§ **Provided material**:
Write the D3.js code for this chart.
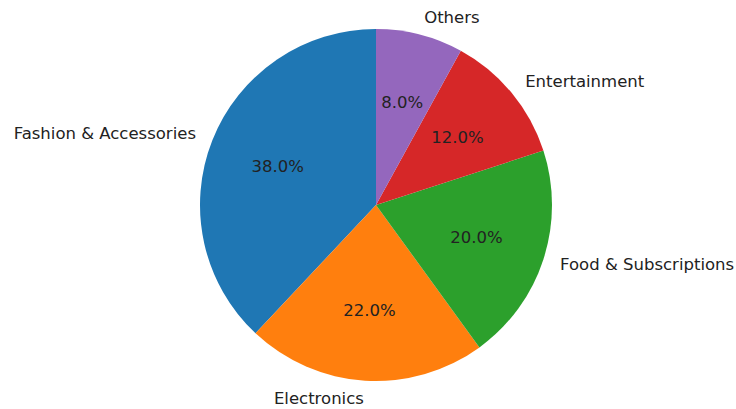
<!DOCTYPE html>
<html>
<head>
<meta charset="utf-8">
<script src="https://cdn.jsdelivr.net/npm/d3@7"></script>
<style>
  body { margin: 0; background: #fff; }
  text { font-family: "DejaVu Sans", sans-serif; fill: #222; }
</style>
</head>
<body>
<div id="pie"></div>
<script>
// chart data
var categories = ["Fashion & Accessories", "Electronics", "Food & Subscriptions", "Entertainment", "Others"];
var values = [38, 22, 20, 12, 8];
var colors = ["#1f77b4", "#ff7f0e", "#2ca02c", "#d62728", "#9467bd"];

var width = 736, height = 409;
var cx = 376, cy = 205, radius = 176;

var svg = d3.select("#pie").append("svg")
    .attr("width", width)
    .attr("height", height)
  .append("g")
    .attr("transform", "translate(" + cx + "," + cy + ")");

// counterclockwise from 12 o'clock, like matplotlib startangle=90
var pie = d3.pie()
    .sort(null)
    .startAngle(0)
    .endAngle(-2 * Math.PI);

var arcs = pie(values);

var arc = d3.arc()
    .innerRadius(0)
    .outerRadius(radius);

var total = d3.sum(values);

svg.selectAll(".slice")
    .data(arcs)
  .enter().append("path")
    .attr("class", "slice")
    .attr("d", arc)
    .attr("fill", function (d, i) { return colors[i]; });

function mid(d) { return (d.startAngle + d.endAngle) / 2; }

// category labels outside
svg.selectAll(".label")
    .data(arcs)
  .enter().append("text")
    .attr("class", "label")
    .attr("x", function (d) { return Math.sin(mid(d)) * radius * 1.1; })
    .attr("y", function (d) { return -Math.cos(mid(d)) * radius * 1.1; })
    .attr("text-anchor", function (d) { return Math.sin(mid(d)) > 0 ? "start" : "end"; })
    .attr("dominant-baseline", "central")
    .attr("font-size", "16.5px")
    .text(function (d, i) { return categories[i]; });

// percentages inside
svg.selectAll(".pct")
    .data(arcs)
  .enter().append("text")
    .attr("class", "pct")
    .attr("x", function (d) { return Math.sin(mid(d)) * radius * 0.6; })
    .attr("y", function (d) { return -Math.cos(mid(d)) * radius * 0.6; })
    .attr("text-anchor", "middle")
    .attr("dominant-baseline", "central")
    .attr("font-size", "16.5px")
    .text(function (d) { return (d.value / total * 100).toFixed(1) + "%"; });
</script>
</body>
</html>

§ **Objective**: Working from the lines above, reproduce the material exactly and exclude its pictures.

§ **Result**:
Write the D3.js code for this chart.
<!DOCTYPE html>
<html>
<head>
<meta charset="utf-8">
<script src="https://cdn.jsdelivr.net/npm/d3@7"></script>
<style>
  body { margin: 0; background: #fff; }
  text { font-family: "DejaVu Sans", sans-serif; fill: #222; }
</style>
</head>
<body>
<div id="pie"></div>
<script>
// chart data
var categories = ["Fashion & Accessories", "Electronics", "Food & Subscriptions", "Entertainment", "Others"];
var values = [38, 22, 20, 12, 8];
var colors = ["#1f77b4", "#ff7f0e", "#2ca02c", "#d62728", "#9467bd"];

var width = 736, height = 409;
var cx = 376, cy = 205, radius = 176;

var svg = d3.select("#pie").append("svg")
    .attr("width", width)
    .attr("height", height)
  .append("g")
    .attr("transform", "translate(" + cx + "," + cy + ")");

// counterclockwise from 12 o'clock, like matplotlib startangle=90
var pie = d3.pie()
    .sort(null)
    .startAngle(0)
    .endAngle(-2 * Math.PI);

var arcs = pie(values);

var arc = d3.arc()
    .innerRadius(0)
    .outerRadius(radius);

var total = d3.sum(values);

svg.selectAll(".slice")
    .data(arcs)
  .enter().append("path")
    .attr("class", "slice")
    .attr("d", arc)
    .attr("fill", function (d, i) { return colors[i]; });

function mid(d) { return (d.startAngle + d.endAngle) / 2; }

// category labels outside
svg.selectAll(".label")
    .data(arcs)
  .enter().append("text")
    .attr("class", "label")
    .attr("x", function (d) { return Math.sin(mid(d)) * radius * 1.1; })
    .attr("y", function (d) { return -Math.cos(mid(d)) * radius * 1.1; })
    .attr("text-anchor", function (d) { return Math.sin(mid(d)) > 0 ? "start" : "end"; })
    .attr("dominant-baseline", "central")
    .attr("font-size", "16.5px")
    .text(function (d, i) { return categories[i]; });

// percentages inside
svg.selectAll(".pct")
    .data(arcs)
  .enter().append("text")
    .attr("class", "pct")
    .attr("x", function (d) { return Math.sin(mid(d)) * radius * 0.6; })
    .attr("y", function (d) { return -Math.cos(mid(d)) * radius * 0.6; })
    .attr("text-anchor", "middle")
    .attr("dominant-baseline", "central")
    .attr("font-size", "16.5px")
    .text(function (d) { return (d.value / total * 100).toFixed(1) + "%"; });
</script>
</body>
</html>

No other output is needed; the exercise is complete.